_Provided data:_
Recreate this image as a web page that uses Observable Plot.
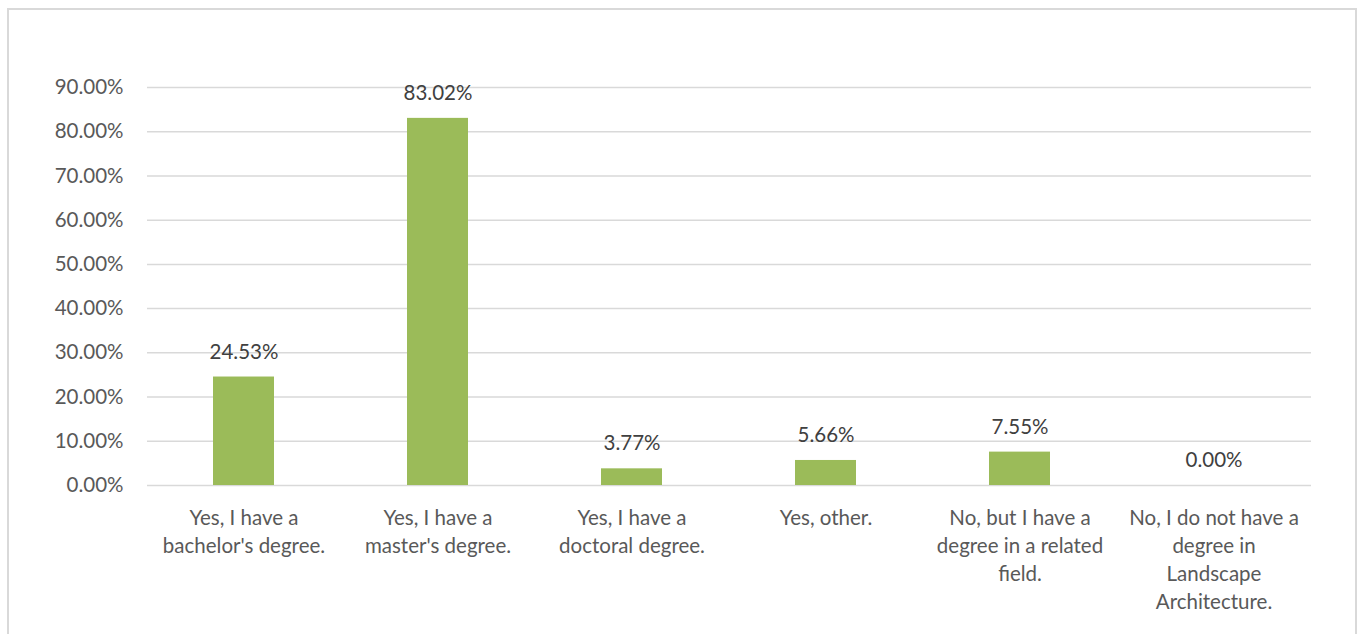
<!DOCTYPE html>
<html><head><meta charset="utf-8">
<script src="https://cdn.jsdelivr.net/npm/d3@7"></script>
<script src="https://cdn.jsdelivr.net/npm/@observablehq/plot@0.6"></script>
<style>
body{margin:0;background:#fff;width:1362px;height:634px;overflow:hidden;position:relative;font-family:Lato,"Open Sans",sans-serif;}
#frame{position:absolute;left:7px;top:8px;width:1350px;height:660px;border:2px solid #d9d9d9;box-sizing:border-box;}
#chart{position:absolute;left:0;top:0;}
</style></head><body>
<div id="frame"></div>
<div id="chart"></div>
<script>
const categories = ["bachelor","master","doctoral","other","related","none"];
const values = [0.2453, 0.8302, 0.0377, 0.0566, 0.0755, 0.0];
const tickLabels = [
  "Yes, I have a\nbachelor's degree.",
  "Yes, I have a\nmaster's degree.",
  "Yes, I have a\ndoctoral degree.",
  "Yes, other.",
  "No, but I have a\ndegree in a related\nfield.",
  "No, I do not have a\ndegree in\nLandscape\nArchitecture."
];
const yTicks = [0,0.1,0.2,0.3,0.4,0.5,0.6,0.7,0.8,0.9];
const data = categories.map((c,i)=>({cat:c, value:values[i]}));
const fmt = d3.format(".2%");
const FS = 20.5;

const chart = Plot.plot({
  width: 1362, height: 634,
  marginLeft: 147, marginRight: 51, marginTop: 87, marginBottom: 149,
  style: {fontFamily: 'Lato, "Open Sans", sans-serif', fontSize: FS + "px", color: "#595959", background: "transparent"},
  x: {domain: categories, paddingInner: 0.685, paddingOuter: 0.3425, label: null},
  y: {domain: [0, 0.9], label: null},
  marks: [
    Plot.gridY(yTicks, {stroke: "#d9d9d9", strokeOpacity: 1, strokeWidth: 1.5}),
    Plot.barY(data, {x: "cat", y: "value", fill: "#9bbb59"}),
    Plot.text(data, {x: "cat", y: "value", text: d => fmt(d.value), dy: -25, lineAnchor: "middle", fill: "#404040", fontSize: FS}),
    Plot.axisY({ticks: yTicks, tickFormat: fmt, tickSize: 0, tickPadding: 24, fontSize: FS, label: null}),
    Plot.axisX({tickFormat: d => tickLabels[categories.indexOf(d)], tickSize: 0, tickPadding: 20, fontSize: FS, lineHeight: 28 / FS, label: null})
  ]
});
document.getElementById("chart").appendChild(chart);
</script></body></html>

_Task prompt:_ Copy nothing but the lines from the first one in the listing through the line with "const FS = 20.5;", and omit the pictures.

_Solution to the exercise:_
Recreate this image as a web page that uses Observable Plot.
<!DOCTYPE html>
<html><head><meta charset="utf-8">
<script src="https://cdn.jsdelivr.net/npm/d3@7"></script>
<script src="https://cdn.jsdelivr.net/npm/@observablehq/plot@0.6"></script>
<style>
body{margin:0;background:#fff;width:1362px;height:634px;overflow:hidden;position:relative;font-family:Lato,"Open Sans",sans-serif;}
#frame{position:absolute;left:7px;top:8px;width:1350px;height:660px;border:2px solid #d9d9d9;box-sizing:border-box;}
#chart{position:absolute;left:0;top:0;}
</style></head><body>
<div id="frame"></div>
<div id="chart"></div>
<script>
const categories = ["bachelor","master","doctoral","other","related","none"];
const values = [0.2453, 0.8302, 0.0377, 0.0566, 0.0755, 0.0];
const tickLabels = [
  "Yes, I have a\nbachelor's degree.",
  "Yes, I have a\nmaster's degree.",
  "Yes, I have a\ndoctoral degree.",
  "Yes, other.",
  "No, but I have a\ndegree in a related\nfield.",
  "No, I do not have a\ndegree in\nLandscape\nArchitecture."
];
const yTicks = [0,0.1,0.2,0.3,0.4,0.5,0.6,0.7,0.8,0.9];
const data = categories.map((c,i)=>({cat:c, value:values[i]}));
const fmt = d3.format(".2%");
const FS = 20.5;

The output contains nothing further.